#### SHORT PROBLEM:
Below are some entries. Transcribe the lines from the one holding "Reproduce this chart with Chart.js." to the one holding "const brancheY = [189, 429];", inclusive, but not the pictures among them.
☆ ☆ ☆ ☆ ☆ ☆ ☆
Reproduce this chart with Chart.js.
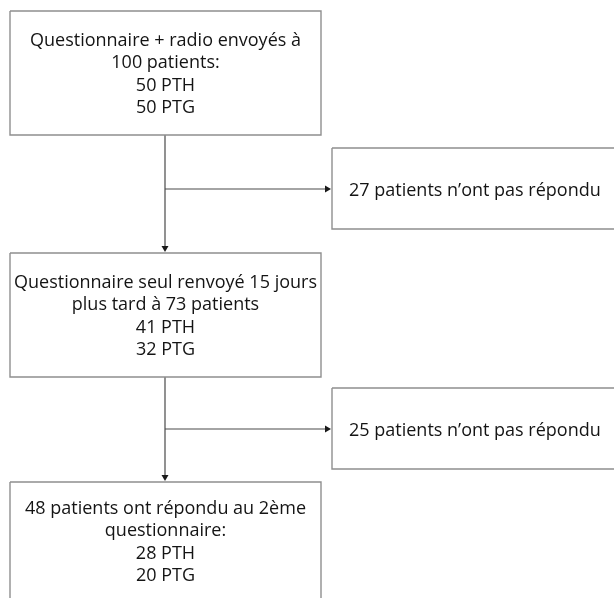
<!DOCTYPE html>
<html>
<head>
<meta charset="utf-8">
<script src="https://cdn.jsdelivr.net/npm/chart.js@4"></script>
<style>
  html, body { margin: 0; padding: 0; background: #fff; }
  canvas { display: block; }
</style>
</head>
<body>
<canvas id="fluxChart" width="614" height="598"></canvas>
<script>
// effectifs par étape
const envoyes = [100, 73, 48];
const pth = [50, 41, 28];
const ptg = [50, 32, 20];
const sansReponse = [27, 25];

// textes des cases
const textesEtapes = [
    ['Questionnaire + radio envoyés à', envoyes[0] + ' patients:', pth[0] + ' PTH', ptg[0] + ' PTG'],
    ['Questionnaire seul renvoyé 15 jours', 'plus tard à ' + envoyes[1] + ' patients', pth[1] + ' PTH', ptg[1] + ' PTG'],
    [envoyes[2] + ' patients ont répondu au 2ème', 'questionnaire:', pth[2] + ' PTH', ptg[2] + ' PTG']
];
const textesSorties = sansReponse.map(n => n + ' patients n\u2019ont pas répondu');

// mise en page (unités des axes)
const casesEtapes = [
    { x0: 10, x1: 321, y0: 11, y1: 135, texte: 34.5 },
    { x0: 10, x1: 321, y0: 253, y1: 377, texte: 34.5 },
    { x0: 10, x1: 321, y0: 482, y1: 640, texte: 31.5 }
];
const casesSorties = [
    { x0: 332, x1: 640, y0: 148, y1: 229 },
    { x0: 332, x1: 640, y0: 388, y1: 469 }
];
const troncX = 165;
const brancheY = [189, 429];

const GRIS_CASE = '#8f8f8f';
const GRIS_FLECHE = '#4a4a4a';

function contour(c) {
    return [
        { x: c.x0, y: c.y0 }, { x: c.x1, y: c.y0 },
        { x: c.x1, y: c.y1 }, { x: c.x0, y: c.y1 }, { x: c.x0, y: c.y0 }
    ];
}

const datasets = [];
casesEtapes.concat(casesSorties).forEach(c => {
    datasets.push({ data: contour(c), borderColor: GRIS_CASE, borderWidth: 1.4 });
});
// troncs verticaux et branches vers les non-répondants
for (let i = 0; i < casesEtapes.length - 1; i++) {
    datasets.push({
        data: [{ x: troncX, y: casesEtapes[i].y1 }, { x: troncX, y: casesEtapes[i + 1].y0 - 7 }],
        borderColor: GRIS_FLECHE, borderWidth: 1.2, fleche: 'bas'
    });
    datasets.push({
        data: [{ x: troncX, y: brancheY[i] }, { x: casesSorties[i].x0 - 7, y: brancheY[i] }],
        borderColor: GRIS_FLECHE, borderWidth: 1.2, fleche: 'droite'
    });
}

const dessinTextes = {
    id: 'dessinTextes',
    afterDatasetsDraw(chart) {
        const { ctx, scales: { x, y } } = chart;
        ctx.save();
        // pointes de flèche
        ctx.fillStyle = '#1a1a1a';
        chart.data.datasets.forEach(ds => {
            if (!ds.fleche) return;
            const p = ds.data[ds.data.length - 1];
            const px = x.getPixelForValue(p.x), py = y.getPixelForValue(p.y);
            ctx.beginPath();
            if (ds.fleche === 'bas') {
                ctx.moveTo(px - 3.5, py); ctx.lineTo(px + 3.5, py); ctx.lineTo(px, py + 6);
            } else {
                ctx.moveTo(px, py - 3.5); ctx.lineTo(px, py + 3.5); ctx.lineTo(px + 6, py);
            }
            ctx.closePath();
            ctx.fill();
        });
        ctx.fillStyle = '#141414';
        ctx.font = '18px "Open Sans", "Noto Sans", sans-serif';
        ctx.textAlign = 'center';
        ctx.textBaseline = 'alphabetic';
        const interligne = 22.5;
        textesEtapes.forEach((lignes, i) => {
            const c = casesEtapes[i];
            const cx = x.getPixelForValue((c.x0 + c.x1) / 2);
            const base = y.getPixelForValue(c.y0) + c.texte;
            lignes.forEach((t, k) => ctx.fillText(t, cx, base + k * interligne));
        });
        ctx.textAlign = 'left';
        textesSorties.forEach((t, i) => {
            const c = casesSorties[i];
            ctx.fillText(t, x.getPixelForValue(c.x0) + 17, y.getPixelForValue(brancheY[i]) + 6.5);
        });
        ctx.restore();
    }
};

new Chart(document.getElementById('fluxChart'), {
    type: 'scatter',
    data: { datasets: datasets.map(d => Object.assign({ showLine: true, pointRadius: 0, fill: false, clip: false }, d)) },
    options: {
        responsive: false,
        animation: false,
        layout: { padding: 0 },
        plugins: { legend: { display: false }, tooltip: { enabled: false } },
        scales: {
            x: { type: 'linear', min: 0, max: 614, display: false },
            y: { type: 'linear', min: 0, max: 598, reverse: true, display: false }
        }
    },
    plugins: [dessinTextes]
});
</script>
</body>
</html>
☆ ☆ ☆ ☆ ☆ ☆ ☆
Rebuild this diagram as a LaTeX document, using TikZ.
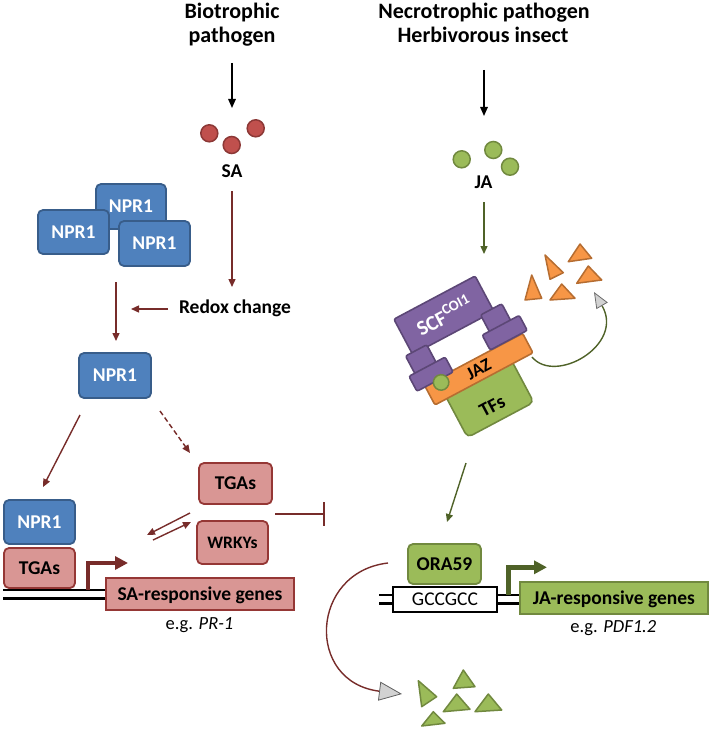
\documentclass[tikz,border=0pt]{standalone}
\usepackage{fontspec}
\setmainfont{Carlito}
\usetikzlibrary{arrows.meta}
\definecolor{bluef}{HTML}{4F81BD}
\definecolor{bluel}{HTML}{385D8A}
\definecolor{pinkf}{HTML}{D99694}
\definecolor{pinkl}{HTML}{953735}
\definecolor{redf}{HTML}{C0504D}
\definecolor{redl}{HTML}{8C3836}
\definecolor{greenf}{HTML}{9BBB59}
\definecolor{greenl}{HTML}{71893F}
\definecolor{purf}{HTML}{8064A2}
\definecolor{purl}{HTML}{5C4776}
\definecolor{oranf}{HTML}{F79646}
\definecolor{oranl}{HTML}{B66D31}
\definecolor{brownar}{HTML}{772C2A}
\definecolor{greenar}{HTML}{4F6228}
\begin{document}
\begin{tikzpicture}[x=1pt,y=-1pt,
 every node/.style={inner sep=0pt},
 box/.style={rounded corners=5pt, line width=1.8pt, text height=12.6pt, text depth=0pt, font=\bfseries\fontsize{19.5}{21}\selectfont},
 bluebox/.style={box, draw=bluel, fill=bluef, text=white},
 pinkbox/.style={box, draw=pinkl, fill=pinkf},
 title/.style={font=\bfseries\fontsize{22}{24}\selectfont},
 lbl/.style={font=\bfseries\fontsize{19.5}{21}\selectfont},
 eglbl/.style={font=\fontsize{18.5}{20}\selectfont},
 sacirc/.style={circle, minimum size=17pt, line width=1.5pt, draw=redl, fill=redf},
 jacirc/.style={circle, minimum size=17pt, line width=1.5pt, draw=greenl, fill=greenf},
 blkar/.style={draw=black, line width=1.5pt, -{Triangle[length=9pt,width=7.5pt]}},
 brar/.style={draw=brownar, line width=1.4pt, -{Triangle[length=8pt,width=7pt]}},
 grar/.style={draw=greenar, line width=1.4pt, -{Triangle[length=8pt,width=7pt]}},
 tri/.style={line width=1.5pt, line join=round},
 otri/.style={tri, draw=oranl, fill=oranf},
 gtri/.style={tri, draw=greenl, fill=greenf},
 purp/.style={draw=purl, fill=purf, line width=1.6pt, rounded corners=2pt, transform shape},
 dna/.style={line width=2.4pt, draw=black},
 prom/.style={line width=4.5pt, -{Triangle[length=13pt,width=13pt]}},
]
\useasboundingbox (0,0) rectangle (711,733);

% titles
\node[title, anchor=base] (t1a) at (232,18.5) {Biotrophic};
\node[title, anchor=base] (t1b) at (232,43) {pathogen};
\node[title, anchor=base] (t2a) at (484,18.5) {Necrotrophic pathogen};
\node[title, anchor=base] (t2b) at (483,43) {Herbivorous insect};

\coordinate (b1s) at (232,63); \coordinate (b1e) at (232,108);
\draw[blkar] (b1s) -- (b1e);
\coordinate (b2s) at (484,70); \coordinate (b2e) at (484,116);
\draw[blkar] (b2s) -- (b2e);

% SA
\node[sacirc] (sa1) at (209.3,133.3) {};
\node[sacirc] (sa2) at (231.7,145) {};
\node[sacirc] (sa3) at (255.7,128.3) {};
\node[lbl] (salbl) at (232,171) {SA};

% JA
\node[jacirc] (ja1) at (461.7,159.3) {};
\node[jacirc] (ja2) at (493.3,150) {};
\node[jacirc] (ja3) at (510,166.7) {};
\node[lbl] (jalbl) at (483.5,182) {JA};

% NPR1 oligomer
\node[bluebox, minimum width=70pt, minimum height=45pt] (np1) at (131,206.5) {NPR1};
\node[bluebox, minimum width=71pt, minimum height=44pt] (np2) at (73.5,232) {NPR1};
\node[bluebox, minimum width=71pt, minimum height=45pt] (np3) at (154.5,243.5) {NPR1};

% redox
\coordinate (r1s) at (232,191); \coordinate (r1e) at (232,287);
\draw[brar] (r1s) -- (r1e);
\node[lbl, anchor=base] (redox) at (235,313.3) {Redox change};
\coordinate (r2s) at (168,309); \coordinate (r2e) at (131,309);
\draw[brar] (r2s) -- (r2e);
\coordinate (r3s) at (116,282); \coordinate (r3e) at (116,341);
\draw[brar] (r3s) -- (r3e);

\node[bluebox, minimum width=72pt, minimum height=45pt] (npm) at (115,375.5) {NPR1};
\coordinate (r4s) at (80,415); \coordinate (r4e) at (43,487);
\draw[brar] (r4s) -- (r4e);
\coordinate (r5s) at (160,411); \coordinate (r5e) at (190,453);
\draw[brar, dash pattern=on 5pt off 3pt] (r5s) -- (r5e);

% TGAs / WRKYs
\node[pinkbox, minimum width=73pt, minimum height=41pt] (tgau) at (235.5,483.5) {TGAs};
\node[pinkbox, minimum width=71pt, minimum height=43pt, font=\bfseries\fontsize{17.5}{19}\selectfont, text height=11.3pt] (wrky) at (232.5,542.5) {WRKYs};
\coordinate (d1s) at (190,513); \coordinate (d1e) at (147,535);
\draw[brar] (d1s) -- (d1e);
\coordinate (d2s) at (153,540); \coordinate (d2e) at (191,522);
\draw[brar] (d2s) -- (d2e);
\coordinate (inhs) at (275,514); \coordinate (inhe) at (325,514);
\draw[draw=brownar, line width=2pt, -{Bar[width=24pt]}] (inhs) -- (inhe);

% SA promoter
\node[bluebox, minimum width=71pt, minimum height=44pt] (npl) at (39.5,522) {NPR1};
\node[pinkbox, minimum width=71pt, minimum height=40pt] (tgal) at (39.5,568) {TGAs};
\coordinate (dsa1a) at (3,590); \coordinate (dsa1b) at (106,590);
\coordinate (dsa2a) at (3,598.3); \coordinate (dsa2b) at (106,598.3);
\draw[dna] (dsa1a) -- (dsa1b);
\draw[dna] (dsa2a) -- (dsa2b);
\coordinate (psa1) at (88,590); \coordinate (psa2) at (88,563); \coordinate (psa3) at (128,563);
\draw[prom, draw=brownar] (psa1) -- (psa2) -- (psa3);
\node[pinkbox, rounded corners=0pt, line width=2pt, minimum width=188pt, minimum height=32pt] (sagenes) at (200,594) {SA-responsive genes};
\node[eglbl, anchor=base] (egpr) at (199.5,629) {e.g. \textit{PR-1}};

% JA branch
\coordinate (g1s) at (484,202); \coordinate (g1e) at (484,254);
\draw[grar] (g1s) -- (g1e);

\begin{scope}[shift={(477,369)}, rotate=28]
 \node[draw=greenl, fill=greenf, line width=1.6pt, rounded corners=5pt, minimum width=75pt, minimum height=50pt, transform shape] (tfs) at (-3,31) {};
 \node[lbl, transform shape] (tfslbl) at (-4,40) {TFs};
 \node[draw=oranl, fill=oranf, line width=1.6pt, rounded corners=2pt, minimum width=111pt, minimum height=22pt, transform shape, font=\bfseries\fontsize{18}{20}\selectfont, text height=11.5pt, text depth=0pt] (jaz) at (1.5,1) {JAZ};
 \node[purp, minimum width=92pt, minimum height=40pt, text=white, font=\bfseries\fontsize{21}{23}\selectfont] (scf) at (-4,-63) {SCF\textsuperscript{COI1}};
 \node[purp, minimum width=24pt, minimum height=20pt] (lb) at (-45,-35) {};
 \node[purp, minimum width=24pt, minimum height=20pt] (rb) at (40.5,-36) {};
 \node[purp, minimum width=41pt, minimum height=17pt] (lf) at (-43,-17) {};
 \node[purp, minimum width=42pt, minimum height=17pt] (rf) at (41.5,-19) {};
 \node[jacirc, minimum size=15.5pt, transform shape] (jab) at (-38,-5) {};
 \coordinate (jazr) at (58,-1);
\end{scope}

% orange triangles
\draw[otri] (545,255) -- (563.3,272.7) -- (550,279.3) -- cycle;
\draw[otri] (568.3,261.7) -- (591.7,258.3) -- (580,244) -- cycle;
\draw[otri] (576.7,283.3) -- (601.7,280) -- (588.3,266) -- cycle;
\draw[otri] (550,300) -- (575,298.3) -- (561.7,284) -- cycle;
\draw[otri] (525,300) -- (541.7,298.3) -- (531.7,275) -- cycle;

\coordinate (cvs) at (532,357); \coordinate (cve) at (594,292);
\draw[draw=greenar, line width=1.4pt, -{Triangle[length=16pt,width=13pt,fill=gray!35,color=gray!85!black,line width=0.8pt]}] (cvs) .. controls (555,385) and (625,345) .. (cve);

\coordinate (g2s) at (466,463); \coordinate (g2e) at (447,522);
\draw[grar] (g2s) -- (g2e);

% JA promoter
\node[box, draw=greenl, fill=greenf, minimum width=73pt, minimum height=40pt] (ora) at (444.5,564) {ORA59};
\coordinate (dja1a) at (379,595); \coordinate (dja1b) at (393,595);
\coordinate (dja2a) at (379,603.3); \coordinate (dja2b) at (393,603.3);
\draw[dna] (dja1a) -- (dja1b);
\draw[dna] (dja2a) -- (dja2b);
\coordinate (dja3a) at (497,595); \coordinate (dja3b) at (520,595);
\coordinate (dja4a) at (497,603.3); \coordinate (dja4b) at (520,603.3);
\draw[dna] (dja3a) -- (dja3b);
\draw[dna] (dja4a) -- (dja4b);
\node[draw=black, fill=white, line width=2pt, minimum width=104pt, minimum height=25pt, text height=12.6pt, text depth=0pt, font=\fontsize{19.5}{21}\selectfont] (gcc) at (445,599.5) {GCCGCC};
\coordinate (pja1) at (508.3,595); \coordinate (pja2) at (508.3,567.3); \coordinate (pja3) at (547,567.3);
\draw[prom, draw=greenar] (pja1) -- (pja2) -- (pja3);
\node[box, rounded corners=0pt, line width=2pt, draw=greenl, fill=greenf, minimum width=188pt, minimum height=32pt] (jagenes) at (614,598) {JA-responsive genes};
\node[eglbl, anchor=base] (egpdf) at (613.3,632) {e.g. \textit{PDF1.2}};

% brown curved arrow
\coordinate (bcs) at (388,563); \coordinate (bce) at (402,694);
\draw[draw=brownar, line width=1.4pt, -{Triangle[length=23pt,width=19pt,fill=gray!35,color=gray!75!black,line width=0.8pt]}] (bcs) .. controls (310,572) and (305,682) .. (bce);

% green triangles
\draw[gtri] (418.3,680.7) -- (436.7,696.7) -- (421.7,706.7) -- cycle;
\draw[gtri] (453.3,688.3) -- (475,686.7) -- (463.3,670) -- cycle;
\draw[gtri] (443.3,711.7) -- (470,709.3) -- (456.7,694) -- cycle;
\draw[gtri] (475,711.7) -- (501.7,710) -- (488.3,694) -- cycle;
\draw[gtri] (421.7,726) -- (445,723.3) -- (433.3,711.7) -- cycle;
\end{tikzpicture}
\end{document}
☆ ☆ ☆ ☆ ☆ ☆ ☆
#### EXERCISE OUTPUT:
Reproduce this chart with Chart.js.
<!DOCTYPE html>
<html>
<head>
<meta charset="utf-8">
<script src="https://cdn.jsdelivr.net/npm/chart.js@4"></script>
<style>
  html, body { margin: 0; padding: 0; background: #fff; }
  canvas { display: block; }
</style>
</head>
<body>
<canvas id="fluxChart" width="614" height="598"></canvas>
<script>
// effectifs par étape
const envoyes = [100, 73, 48];
const pth = [50, 41, 28];
const ptg = [50, 32, 20];
const sansReponse = [27, 25];

// textes des cases
const textesEtapes = [
    ['Questionnaire + radio envoyés à', envoyes[0] + ' patients:', pth[0] + ' PTH', ptg[0] + ' PTG'],
    ['Questionnaire seul renvoyé 15 jours', 'plus tard à ' + envoyes[1] + ' patients', pth[1] + ' PTH', ptg[1] + ' PTG'],
    [envoyes[2] + ' patients ont répondu au 2ème', 'questionnaire:', pth[2] + ' PTH', ptg[2] + ' PTG']
];
const textesSorties = sansReponse.map(n => n + ' patients n\u2019ont pas répondu');

// mise en page (unités des axes)
const casesEtapes = [
    { x0: 10, x1: 321, y0: 11, y1: 135, texte: 34.5 },
    { x0: 10, x1: 321, y0: 253, y1: 377, texte: 34.5 },
    { x0: 10, x1: 321, y0: 482, y1: 640, texte: 31.5 }
];
const casesSorties = [
    { x0: 332, x1: 640, y0: 148, y1: 229 },
    { x0: 332, x1: 640, y0: 388, y1: 469 }
];
const troncX = 165;
const brancheY = [189, 429];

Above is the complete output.